I think it looks great! It was an easy install and gives the 5 a little more of an aggressive look.


----------



## fixdaserver (Oct 19, 2003)

Looks great. Did you fabricate that yourself or find it OTC?


----------



## Modzilla's_5er (Dec 1, 2004)

Street Baby, ......Very Street. :bigpimp:


----------



## Centurion (Jan 16, 2005)

The mesh on the front airdam opening is sweet. :thumbup: 
The mesh on the kidney openings reminds of the Jaguar S-Type R (I think that's what it's called). :thumbdwn:


----------



## Dustine39540 (Oct 29, 2004)

bennyk said:


> How easy was it to fit, did it take long?
> 
> Any instructions available?
> 
> Ben


The total installation time was around 10 minutes.
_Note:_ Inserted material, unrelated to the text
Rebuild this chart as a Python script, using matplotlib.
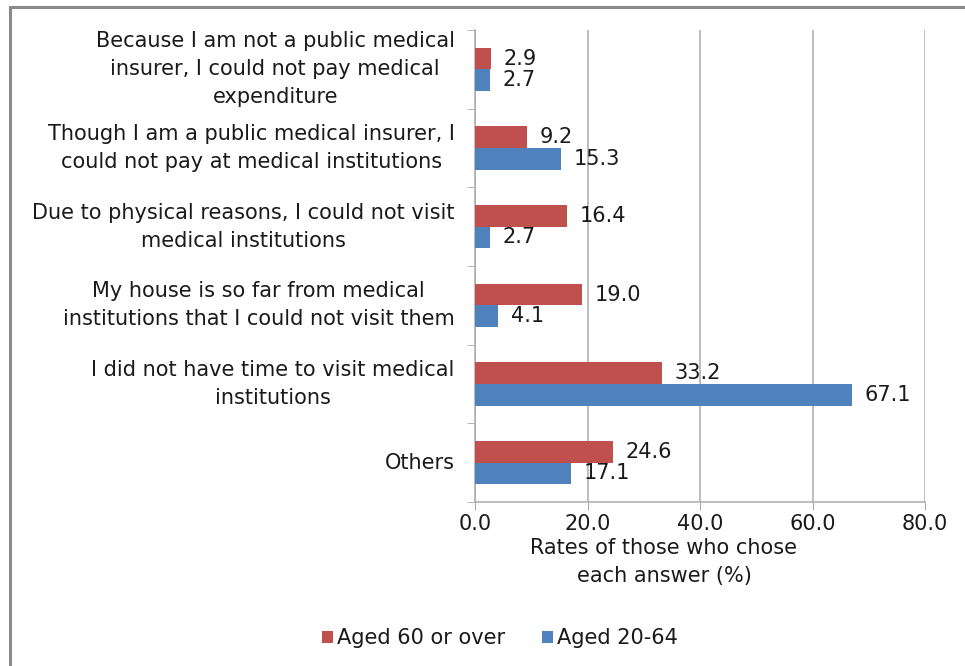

Michael sends nice detailed instructions with the purchase of his RaceMesh.


----------



## mattldm (Feb 7, 2004)

Will this grill work on a 2003 540i with the M-sport package? Is the front bumper and air dam the same as the M5, or is it different?


----------



## chivas (Aug 31, 2002)

what if i just want the matted m5-looking kidney grille outer-edge? don't fancy the mesh but do like the matted kidney trim.


----------